Confrontation between French and British scallop fishers goes is a warning about the resource conflicts of the future
As the planet warms, species are moving further north to climate zones which are closer in temperature to what they originally evolved in. The oceans have absorbed most of this temperature increase, and so many marine species, including commercially fished scallops, are under particular stress to migrate northwards to cooler waters.
In the face of this disruption, legal boundaries for fishing fleets could become increasingly irrelevant. As the fish stocks they once contained move out, conflict is likely to arise between countries exploiting neighbouring fishing grounds.
As a result, the ongoing “scallop war”, which has seen tense physical confrontations between French and British scallop fishers over access to these prized molluscs, may be a taste of worse to come.
The habitat ranges and migration patterns of commercial species in the ocean have been carefully studied throughout history, so that fishing fleets can exploit them more efficiently. This understanding has informed the division of fishing grounds according to who has the right to harvest them.
French scallop fishers were incensed over their British counterparts’ alleged pillaging of scallop stocks, as smaller British boats aren’t bound by a French law that prohibits dredging in the Baie de Seine from October 1 through May 15, to allow scallop populations to recover.
While on the surface it might seem that these skirmishes are anchored to specific circumstances – potentially inflamed by existing tensions around Brexit – they highlight the enormous difficulties in clearly mapping and enforcing legal boundaries around natural habitats that are changing rapidly.
These disputes over resources such as food will become more frequent and intense as climate change alters the habitats and material conditions of life on Earth.
Fisheries in flux
Managing marine resources like fish has always been tricky.

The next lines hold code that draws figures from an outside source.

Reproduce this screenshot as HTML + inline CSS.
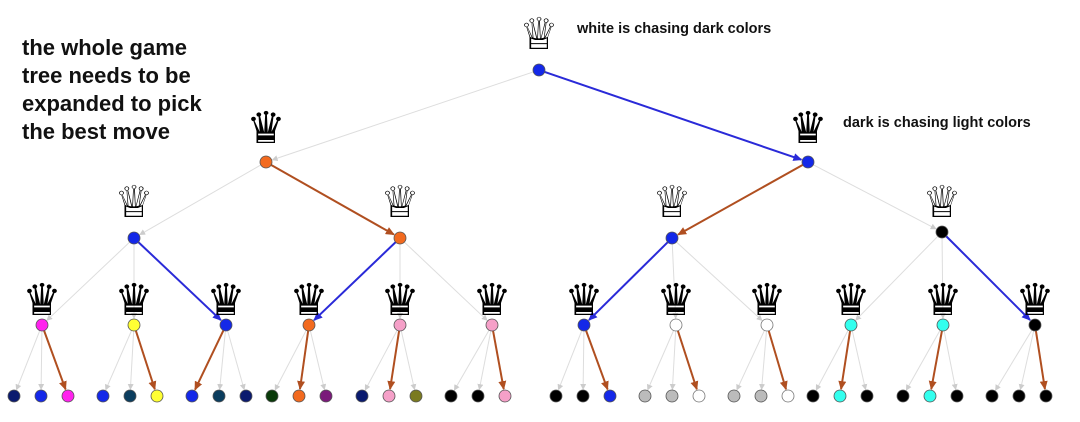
<!DOCTYPE html>
<html><head><meta charset="utf-8"><style>
body{margin:0;background:#fff;width:1080px;height:422px;overflow:hidden}
svg{display:block}
text{font-family:"Liberation Sans","DejaVu Sans",sans-serif}
</style></head><body>
<svg id="s" width="1080" height="422" xmlns="http://www.w3.org/2000/svg">
<defs>
<marker id="ag" markerWidth="6" markerHeight="6" refX="5" refY="3" orient="auto" markerUnits="userSpaceOnUse"><path d="M0,0L6,3L0,6z" fill="#ccc"/></marker>
<marker id="ab" markerWidth="9" markerHeight="8" refX="8" refY="4" orient="auto" markerUnits="userSpaceOnUse"><path d="M0,0L9,4L0,8z" fill="#2a2ad8"/></marker>
<marker id="ao" markerWidth="9" markerHeight="8" refX="8" refY="4" orient="auto" markerUnits="userSpaceOnUse"><path d="M0,0L9,4L0,8z" fill="#b04f20"/></marker>
</defs>
<g font-weight="bold" font-size="22" fill="#111">
<text x="22" y="55">the whole game</text>
<text x="22" y="83">tree needs to be</text>
<text x="22" y="111">expanded to pick</text>
<text x="22" y="139">the best move</text>
</g>
<text x="577" y="33" font-weight="bold" font-size="14.5" fill="#111">white is chasing dark colors</text>
<text x="843" y="127" font-weight="bold" font-size="14.5" fill="#111">dark is chasing light colors</text>
<g id="g"></g>
</svg>
<script>
const S=document.getElementById('g'),ns='http://www.w3.org/2000/svg';
function el(t,a,txt){const e=document.createElementNS(ns,t);for(const k in a)e.setAttribute(k,a[k]);if(txt)e.textContent=txt;S.appendChild(e);return e;}
const R=6;
function edge(x1,y1,x2,y2,type){const dx=x2-x1,dy=y2-y1,d=Math.hypot(dx,dy);const ux=dx/d,uy=dy/d;
 const c=type=='b'?'#2a2ad8':type=='o'?'#b04f20':'#ddd';
 el('line',{x1:x1+ux*R,y1:y1+uy*R,x2:x2-ux*(R+1),y2:y2-uy*(R+1),stroke:c,'stroke-width':type=='g'?1:2,'marker-end':'url(#a'+type+')'});}
const root=[539,70],L1=[[266,162,'#f26a1f'],[808,162,'#1428e8']];
const L2=[[134,238,'#1428e8'],[400,238,'#f26a1f'],[672,238,'#1428e8'],[942,232,'#000']];
const L3x=[42,134,226,309,400,492,584,676,767,851,943,1035];
const L3c=['#ff22ee','#ffff33','#1428e8','#f26a1f','#f5a0c8','#f5a0c8','#1428e8','#fff','#fff','#33ffee','#33ffee','#000'];
const L3y=325,LY=396;
const lx=[[14,41,68],[103,130,157],[192,219,246],[272,299,326],[362,389,416],[451,478,505],[556,583,610],[645,672,699],[734,761,788],[813,840,867],[903,930,957],[992,1019,1046]];
const N='#0a1a6e',T='#0b3d5e',K='#000',G='#bbb',W='#fff',B='#1428e8',P='#f5a0c8',C='#33ffee';
const lc=[[N,B,'#ff22ee'],[B,T,'#ffff33'],[B,T,N],['#0a3a0a','#f26a1f','#7a1a7a'],[N,P,'#7a7a20'],[K,K,P],[K,K,B],[G,G,W],[G,G,W],[K,C,K],[K,C,K],[K,K,K]];
const best=[2,2,0,1,1,2,2,2,2,1,1,2];
L1.forEach((n,i)=>edge(root[0],root[1],n[0],n[1],i==1?'b':'g'));
L2.forEach((n,i)=>{const p=L1[i<2?0:1];edge(p[0],p[1],n[0],n[1],(i==1||i==2)?'o':'g');});
const bestL3=[2,3,6,11];
L3x.forEach((x,i)=>{const p=L2[Math.floor(i/3)];edge(p[0],p[1],x,L3y,bestL3.includes(i)?'b':'g');
 lx[i].forEach((lxx,j)=>edge(x,L3y,lxx,LY,best[i]==j?'o':'g'));});
function q(x,y,ch){el('text',{x:x,y:y,'font-size':44,'text-anchor':'middle',fill:'#000','font-family':'DejaVu Sans,sans-serif'},ch);}
q(539,49,'♕');L1.forEach(n=>q(n[0],143,'♛'));L2.forEach(n=>q(n[0],217,'♕'));L3x.forEach(x=>q(x,315,'♛'));
function node(x,y,c){el('circle',{cx:x,cy:y,r:R,fill:c,stroke:c=='#fff'?'#777':'#555','stroke-width':0.8});}
node(root[0],root[1],'#1428e8');L1.forEach(n=>node(n[0],n[1],n[2]));L2.forEach(n=>node(n[0],n[1],n[2]));
L3x.forEach((x,i)=>{node(x,L3y,L3c[i]);lx[i].forEach((lxx,j)=>node(lxx,LY,lc[i][j]));});
</script>
</body></html>
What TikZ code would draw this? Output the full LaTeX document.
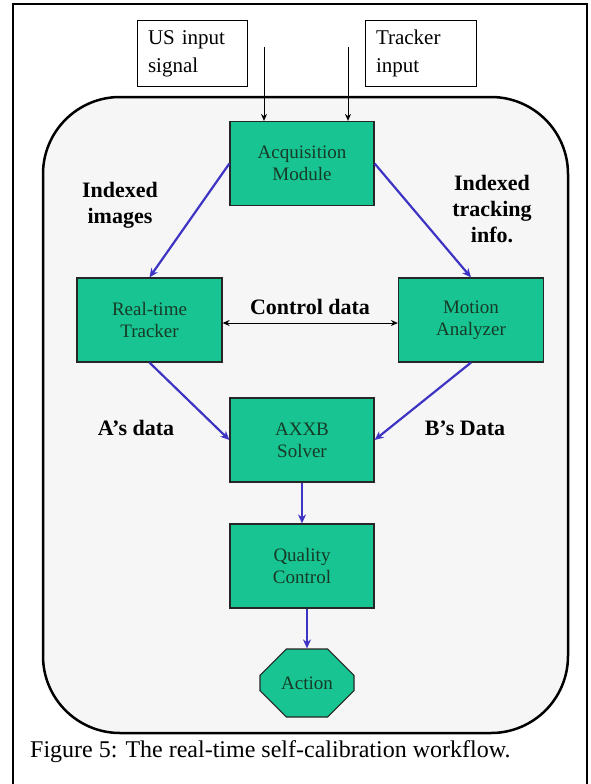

Each species responds differently to changes and pressures in its environment, making it difficult for anyone to predict exactly where they will be, when or how far they will migrate, and how many remain. Climate change has introduced new uncertainty.

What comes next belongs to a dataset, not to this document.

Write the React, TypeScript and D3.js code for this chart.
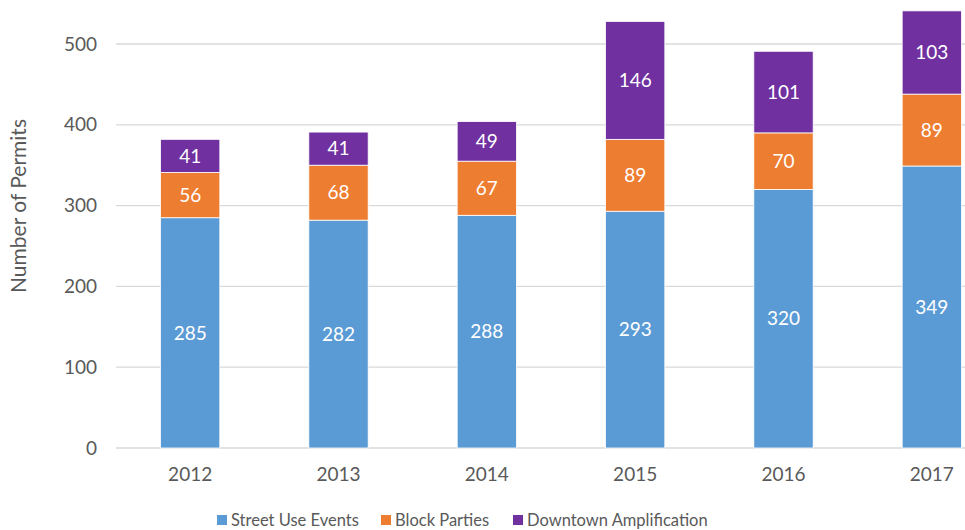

The effects of rising temperatures, though variable across species, have already begun to alter the sizes, distribution, and food web interactions of marine organisms. Warming seas have led to an overall northward movement for many species, some at a pace of 2.2 kilometres per year. This includes commercial species such as the Atlantic cod, a trend that is observable among land-based animals as well.
More carbon dioxide in the atmosphere means more of it dissolves in the ocean, making seawater more acidic. This process, known as ocean acidification, is making it difficult for species such as scallops to grow their tough calcium-carbonate shells, threatening their growth and survival.
On top of all of this, we’re taking from the ocean more than it can replenish. Currently over 90% of large commercial fish species such as tuna and cod have already been caught, and over 70% of the world’s fisheries range from “significantly depleted” to “fully exploited”. Species unable to adapt to this pressure are likely to decline or even disappear.
Building bridges over troubled water
If the scallop wars end soon, climate change will continue to disrupt marine ecosystems and render political boundaries increasingly outdated. We will need to have a radical rethink of who should have rights to what, who is to have the authority in managing important areas and resources, and what constitutes a truly sustainable harvest.
Greater communication and collaboration between fishers, policymakers, researchers and the wider public will become essential for navigating the troubled waters ahead.
Perhaps it is also time to take the interests of other species into consideration in this process, by viewing the natural world and non-human life as more than mere resources or a backdrop to the unfolding human drama.